MATERIAL —
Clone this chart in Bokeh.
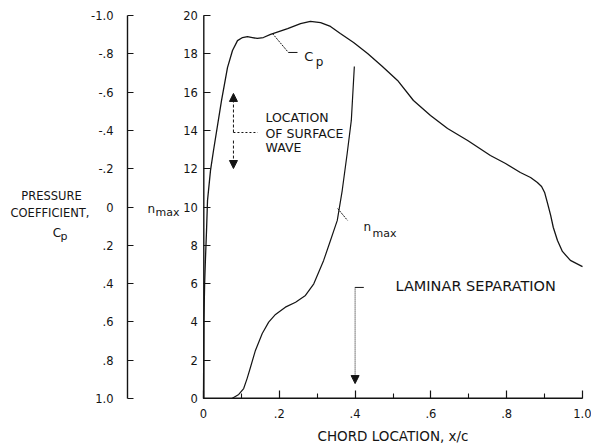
from bokeh.plotting import figure
from bokeh.models import Range1d, LinearAxis, FixedTicker, Label, Arrow, NormalHead, Grid
from bokeh.embed import file_html
from bokeh.resources import INLINE

# ---------------- data ----------------
cp_x = [0.0, 0.001, 0.003, 0.005, 0.008, 0.0106, 0.0185, 0.0264, 0.0475, 0.0633, 0.0765,
        0.0897, 0.103, 0.116, 0.129, 0.142, 0.158, 0.177, 0.222, 0.256, 0.282, 0.309,
        0.335, 0.361, 0.396, 0.433, 0.472, 0.512, 0.554, 0.599, 0.644, 0.697, 0.757,
        0.797, 0.836, 0.863, 0.881, 0.892, 0.900, 0.908, 0.916, 0.923, 0.934, 0.947,
        0.968, 1.0]
cp_val = [1.0, 0.6, 0.4, 0.279, 0.123, -0.034, -0.191, -0.295, -0.556, -0.728, -0.817,
          -0.869, -0.885, -0.890, -0.885, -0.880, -0.885, -0.901, -0.932, -0.958, -0.969, -0.963,
          -0.943, -0.906, -0.859, -0.802, -0.734, -0.661, -0.556, -0.478, -0.410, -0.347, -0.269,
          -0.227, -0.180, -0.154, -0.128, -0.107, -0.076, -0.018, 0.044, 0.107, 0.175, 0.232,
          0.279, 0.311]

nmax_x = [0.075, 0.093, 0.106, 0.115, 0.124, 0.137, 0.155, 0.172, 0.190, 0.216, 0.243,
          0.269, 0.291, 0.317, 0.335, 0.353, 0.366, 0.379, 0.390, 0.398]
nmax_val = [0.0, 0.21, 0.52, 1.04, 1.63, 2.51, 3.39, 3.99, 4.39, 4.77, 5.03,
            5.38, 5.99, 7.21, 8.25, 9.30, 10.86, 12.78, 14.52, 17.34]

x_ticks = [0, 0.2, 0.4, 0.6, 0.8, 1]
x_tick_labels = ["0", ".2", ".4", ".6", ".8", "1.0"]
x_minor_ticks = [0.1, 0.3, 0.5, 0.7, 0.9]
n_ticks = [0, 2, 4, 6, 8, 10, 12, 14, 16, 18, 20]
cp_ticks = [-1, -0.8, -0.6, -0.4, -0.2, 0, 0.2, 0.4, 0.6, 0.8, 1]
cp_tick_labels = ["-1.0", "-.8", "-.6", "-.4", "-.2", "0", ".2", ".4", ".6", ".8", "1.0"]

# ---------------- layout (pixels) ----------------
W, H = 591, 446
X0_PX, X1_PX = 203, 582      # x/c = 0 and x/c = 1
N0_PX, N20_PX = 398, 15      # n_max = 0 and n_max = 20
CP_AXIS_PX = 127             # Cp axis line
px_per_x = (X1_PX - X0_PX) / 1.0
px_per_n = (N0_PX - N20_PX) / 20.0
x_lo, x_hi = -X0_PX / px_per_x, (W - X0_PX) / px_per_x
n_lo, n_hi = -(H - N0_PX) / px_per_n, N0_PX / px_per_n
cp_lo, cp_hi = 1.0 - n_lo / 10.0, 1.0 - n_hi / 10.0
cp_axis_x = (CP_AXIS_PX - X0_PX) / px_per_x
n_axis_x = 0.3 / px_per_x        # n_max axis line position (x/c ~ 0)
x_axis_n = 0.3 / px_per_n        # x/c axis line position (n_max ~ 0)

INK = "#141414"
FONT = "DejaVu Sans"

p = figure(width=W, height=H, x_range=Range1d(x_lo, x_hi), y_range=Range1d(n_lo, n_hi),
           output_backend="svg", toolbar_location=None,
           x_axis_location=None, y_axis_location=None,
           min_border=0, min_border_left=0, min_border_right=0,
           min_border_top=0, min_border_bottom=0)
p.title.visible = False
p.extra_y_ranges = {"cp": Range1d(cp_lo, cp_hi)}
p.outline_line_color = None
p.background_fill_color = "white"
p.border_fill_color = "white"
for r in list(p.center):
    if isinstance(r, Grid):
        r.visible = False
        r.grid_line_color = None

def style_axis(ax):
    ax.axis_line_color = None
    ax.major_tick_line_color = INK
    ax.major_tick_line_width = 1.2
    ax.minor_tick_line_color = INK
    ax.minor_tick_line_width = 1.1
    ax.major_tick_out = 0
    ax.minor_tick_out = 0
    ax.major_label_text_font = FONT
    ax.major_label_text_font_size = "11.5px"
    ax.major_label_text_color = INK

# x/c axis
xa = LinearAxis(fixed_location=x_axis_n)
style_axis(xa)
xa.bounds = (x_ticks[0], x_ticks[-1])
xa.ticker = FixedTicker(ticks=x_ticks, minor_ticks=x_minor_ticks)
xa.major_label_overrides = dict(zip(x_ticks, x_tick_labels))
xa.major_tick_in = 8
xa.minor_tick_in = 5
xa.major_label_standoff = 11
p.add_layout(xa, "below")

# n_max axis
ya = LinearAxis(fixed_location=n_axis_x)
style_axis(ya)
ya.bounds = (n_ticks[0], n_ticks[-1])
ya.ticker = FixedTicker(ticks=n_ticks, minor_ticks=[])
ya.major_tick_in = 7
ya.minor_tick_in = 0
ya.major_label_standoff = 6
p.add_layout(ya, "left")

# Cp axis
cpa = LinearAxis(y_range_name="cp", fixed_location=cp_axis_x)
style_axis(cpa)
cpa.bounds = (cp_ticks[0], cp_ticks[-1])
cpa.ticker = FixedTicker(ticks=cp_ticks, minor_ticks=[])
cpa.major_label_overrides = dict(zip(cp_ticks, cp_tick_labels))
cpa.major_tick_in = 6
cpa.minor_tick_in = 0
cpa.major_label_standoff = 14
p.add_layout(cpa, "left")

# axis rules (all three as the same kind of segment on the Cp range)
cp_at_n = lambda n: 1.0 - n / 10.0
p.segment(x0=[cp_axis_x, n_axis_x, x_ticks[0]],
          y0=[cp_ticks[0], cp_at_n(n_ticks[-1]), cp_at_n(x_axis_n)],
          x1=[cp_axis_x, n_axis_x, x_ticks[-1]],
          y1=[cp_ticks[-1], cp_at_n(n_ticks[0]), cp_at_n(x_axis_n)],
          y_range_name="cp", line_color=INK, line_width=1.4)

# curves
p.line(cp_x, cp_val, y_range_name="cp", line_color=INK, line_width=1.3)
p.line(nmax_x, nmax_val, line_color=INK, line_width=1.2)

# ---------------- annotations ----------------
def txt(x, y, s, size, align="left", baseline="middle"):
    p.add_layout(Label(x=x, y=y, text=s, text_font=FONT, text_font_size=size,
                       text_color=INK, text_align=align, text_baseline=baseline))

def seg(x0, y0, x1, y1, dash="solid", head=None, width=1.0):
    p.add_layout(Arrow(x_start=x0, y_start=y0, x_end=x1, y_end=y1, end=head,
                       line_color=INK, line_width=width, line_dash=dash))

def head():
    return NormalHead(size=8, fill_color=INK, line_color=INK, line_width=1)

# axis titles
txt(0.5, -1.98, "CHORD LOCATION, x/c", "13.5px", align="center")
txt(-0.401, 10.55, "PRESSURE", "11.5px", align="center")
txt(-0.405, 9.71, "COEFFICIENT,", "11.5px", align="center")
txt(-0.398, 8.62, "C", "12px", baseline="alphabetic")
txt(-0.377, 8.45, "p", "11px", baseline="alphabetic")
txt(-0.1478, 9.92, "n", "12px", baseline="alphabetic")
txt(-0.1267, 9.71, "max", "11px", baseline="alphabetic")

# Cp curve label
seg(0.182, 19.06, 0.224, 18.07, dash="2 1")
seg(0.224, 18.07, 0.248, 18.07)
txt(0.266, 17.85, "C", "13px", baseline="alphabetic")
txt(0.296, 17.55, "p", "12px", baseline="alphabetic")

# surface wave location
txt(0.1636, 14.67, "LOCATION", "12.5px")
txt(0.1636, 13.86, "OF SURFACE", "12.5px")
txt(0.1636, 13.11, "WAVE", "12.5px")
seg(0.079, 13.89, 0.079, 15.93, dash="3 2", head=head())
seg(0.079, 13.47, 0.079, 12.01, dash="3 2", head=head())
seg(0.079, 13.89, 0.143, 13.89, dash="2 2")

# n_max curve label
seg(0.354, 9.92, 0.380, 9.30, dash="2 1")
txt(0.422, 8.93, "n", "12px", baseline="alphabetic")
txt(0.446, 8.62, "max", "11px", baseline="alphabetic")

# laminar separation
txt(0.5066, 5.85, "LAMINAR SEPARATION", "14.5px")
seg(0.4, 5.8, 0.423, 5.8)
seg(0.4, 5.8, 0.4, 0.78, dash="1 1", head=head())

open("out.html", "w").write(file_html(p, INLINE))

WHAT YOU ARE ASKED TO DO — Extract, word for word, each line from the top of the data down to and including the line with "5.38, 5.99, 7.21, 8.25, 9.30, 10.86, 12.78, 14.52, 17.34]"; skip the pictures.

EXERCISE ANSWER —
Clone this chart in Bokeh.
from bokeh.plotting import figure
from bokeh.models import Range1d, LinearAxis, FixedTicker, Label, Arrow, NormalHead, Grid
from bokeh.embed import file_html
from bokeh.resources import INLINE

# ---------------- data ----------------
cp_x = [0.0, 0.001, 0.003, 0.005, 0.008, 0.0106, 0.0185, 0.0264, 0.0475, 0.0633, 0.0765,
        0.0897, 0.103, 0.116, 0.129, 0.142, 0.158, 0.177, 0.222, 0.256, 0.282, 0.309,
        0.335, 0.361, 0.396, 0.433, 0.472, 0.512, 0.554, 0.599, 0.644, 0.697, 0.757,
        0.797, 0.836, 0.863, 0.881, 0.892, 0.900, 0.908, 0.916, 0.923, 0.934, 0.947,
        0.968, 1.0]
cp_val = [1.0, 0.6, 0.4, 0.279, 0.123, -0.034, -0.191, -0.295, -0.556, -0.728, -0.817,
          -0.869, -0.885, -0.890, -0.885, -0.880, -0.885, -0.901, -0.932, -0.958, -0.969, -0.963,
          -0.943, -0.906, -0.859, -0.802, -0.734, -0.661, -0.556, -0.478, -0.410, -0.347, -0.269,
          -0.227, -0.180, -0.154, -0.128, -0.107, -0.076, -0.018, 0.044, 0.107, 0.175, 0.232,
          0.279, 0.311]

nmax_x = [0.075, 0.093, 0.106, 0.115, 0.124, 0.137, 0.155, 0.172, 0.190, 0.216, 0.243,
          0.269, 0.291, 0.317, 0.335, 0.353, 0.366, 0.379, 0.390, 0.398]
nmax_val = [0.0, 0.21, 0.52, 1.04, 1.63, 2.51, 3.39, 3.99, 4.39, 4.77, 5.03,
            5.38, 5.99, 7.21, 8.25, 9.30, 10.86, 12.78, 14.52, 17.34]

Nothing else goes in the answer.